Wednesday, 13 November 2013

Stop dangling those modifiers. Stop, stop, stop, stop, STOP.

Today, in my official capacity as the curator of the HorseBack UK Facebook page, I was going to use the word disinterested.

After some consideration, I deleted it. I was using it in its correct sense, of having no skin in the game. I worried that some people would read it in its new meaning of not interested, and the whole sentence would collapse into a mess of misinterpretation.

I felt very sad about this. I mourn disinterested. I think it is lost to us.
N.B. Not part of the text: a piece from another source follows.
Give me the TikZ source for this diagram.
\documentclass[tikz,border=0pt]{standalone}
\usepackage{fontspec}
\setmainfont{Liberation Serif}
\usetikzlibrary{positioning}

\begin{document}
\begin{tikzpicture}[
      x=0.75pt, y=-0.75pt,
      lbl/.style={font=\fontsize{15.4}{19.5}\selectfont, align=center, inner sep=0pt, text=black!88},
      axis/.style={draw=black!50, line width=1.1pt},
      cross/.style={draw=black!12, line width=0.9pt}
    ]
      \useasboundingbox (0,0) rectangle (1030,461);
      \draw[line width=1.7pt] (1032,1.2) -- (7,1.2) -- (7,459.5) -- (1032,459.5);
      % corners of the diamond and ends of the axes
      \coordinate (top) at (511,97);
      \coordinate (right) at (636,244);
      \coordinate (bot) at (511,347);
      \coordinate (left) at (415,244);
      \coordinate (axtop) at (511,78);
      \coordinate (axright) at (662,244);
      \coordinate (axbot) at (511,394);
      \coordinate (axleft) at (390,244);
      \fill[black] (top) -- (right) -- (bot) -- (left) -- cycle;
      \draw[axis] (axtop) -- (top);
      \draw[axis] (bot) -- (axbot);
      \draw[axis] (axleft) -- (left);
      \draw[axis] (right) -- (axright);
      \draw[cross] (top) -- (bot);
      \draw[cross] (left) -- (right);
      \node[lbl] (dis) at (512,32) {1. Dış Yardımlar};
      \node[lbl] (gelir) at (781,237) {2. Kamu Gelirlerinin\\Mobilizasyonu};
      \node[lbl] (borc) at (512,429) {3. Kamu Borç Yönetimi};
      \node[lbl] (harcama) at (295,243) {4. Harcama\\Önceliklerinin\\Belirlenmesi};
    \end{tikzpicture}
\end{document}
I am not against language shifting and renewing itself. I understand it is a febrile, living thing, and that is part of its thrill. I adore the new use the young people have made of random, which no longer merely means having no specific pattern or purpose, but also weird, unknown and unexpected, often in a comical way. (Interestingly, the young people themselves have already started a backlash against the overuse of this word, and are busy restoring it to its original sense. I still like it.) What saddens me is the loss of a word which cannot be replaced. Nothing else quite gets the precise meaning of disinterested: neutral and impartial carry different nuances.

Nor am I against breaking the strict rules of grammar. I often start a sentence, even, daringly, a paragraph, WITH A PREPOSITION. Strunk and White would faint. For me, the sole, shining purpose of grammar is clarity. Clarity in writing is everything. Play around with language and form all you want: be antic; be bold. But never, ever let the sense be lost.

This is why I grow so wild with rage when I see a dangling modifier. At its worst, the dangler confuses and muddies. The actual intention of the sentence may be completely lost. At its best, the dangler clunks hideously on the ear, even if the sense may be discerned.

I saw two today. One was on the front page of The Telegraph. The Telegraph. Are the subs doing it for a bet? The other was in a newspaper column written by an author and journalist who has been using words in a professional capacity for twenty years. Are the shades of Pemberley to be thus polluted?

Really. There are days when, if it were not for the spreading sweetness of Red the Mare, I would give up. She, of course, would never dangle a modifier in her life. The duchess in her would not permit it.

 

Too tired for pictures today. Just the hills, and my darling Minnie the Moocher:

13 Nov 1

13 Nov 2

Wrote this at the end of a long day. 1169 words of secret project; two other pieces of work; usual equine activity. Whenever I rant about grammatical crimes, I fear that there shall be at least one typo or missing word or mistaken comma. Just so everyone can point and laugh. My eyes are squinting too much to proof-read with any accuracy. But if the howler is there, I suppose it shall simply be the gods of hubris, warning me not to flap my wings. They are flinty and ruthless, like that.